What is FOREIGN EXCHANGE OPTION? What does FOREIGN EXCHANGE OPTION mean?
Source: Wikipedia.org article, adapted under https://creativecommons.org/licenses/by-sa/3.0/ license.
In finance, a foreign exchange option (commonly shortened to just FX option or currency option) is a derivative financial instrument that gives the right but not the obligation to exchange money denominated in one currency into another currency at a pre-agreed exchange rate on a specified date. See Foreign exchange derivative.
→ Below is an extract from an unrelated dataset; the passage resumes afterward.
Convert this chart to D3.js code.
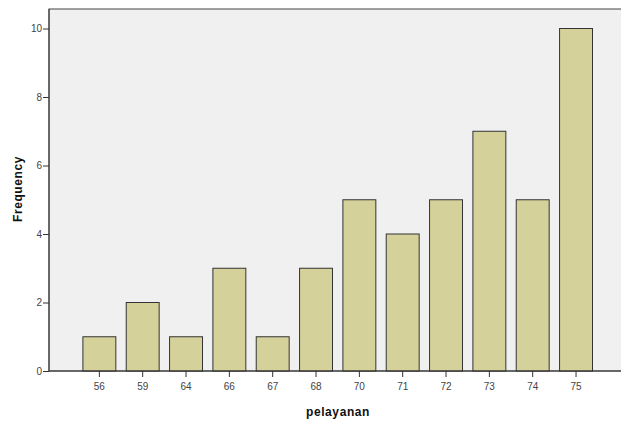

The foreign exchange options market is the deepest, largest and most liquid market for options of any kind. Most trading is over the counter (OTC) and is lightly regulated, but a fraction is traded on exchanges like the International Securities Exchange, Philadelphia Stock Exchange, or the Chicago Mercantile Exchange for options on futures contracts. The global market for exchange-traded currency options was notionally valued by the Bank for International Settlements at $158.3 trillion in 2005.
For example, a GBPUSD contract could give the owner the right to sell L1,000,000 and buy $2,000,000 on December 31. In this case the pre-agreed exchange rate, or strike price, is 2.0000 USD per GBP (or GBP/USD 2.00 as it is typically quoted) and the notional amounts (notionals) are L1,000,000 and $2,000,000.
This type of contract is both a call on dollars and a put on sterling, and is typically called a GBPUSD put, as it is a put on the exchange rate; although it could equally be called a USDGBP call.
If the rate is lower than 2.0000 on December 31 (say 1.9000), meaning that the dollar is stronger and the pound is weaker, then the option is exercised, allowing the owner to sell GBP at 2.0000 and immediately buy it back in the spot market at 1.9000, making a profit of (2.0000 GBPUSD - 1.9000 GBPUSD) × 1,000,000 GBP = 100,000 USD in the process. If instead they take the profit in GBP (by selling the USD on the spot market) this amounts to 100,000 / 1.9000 = 52,632 GBP.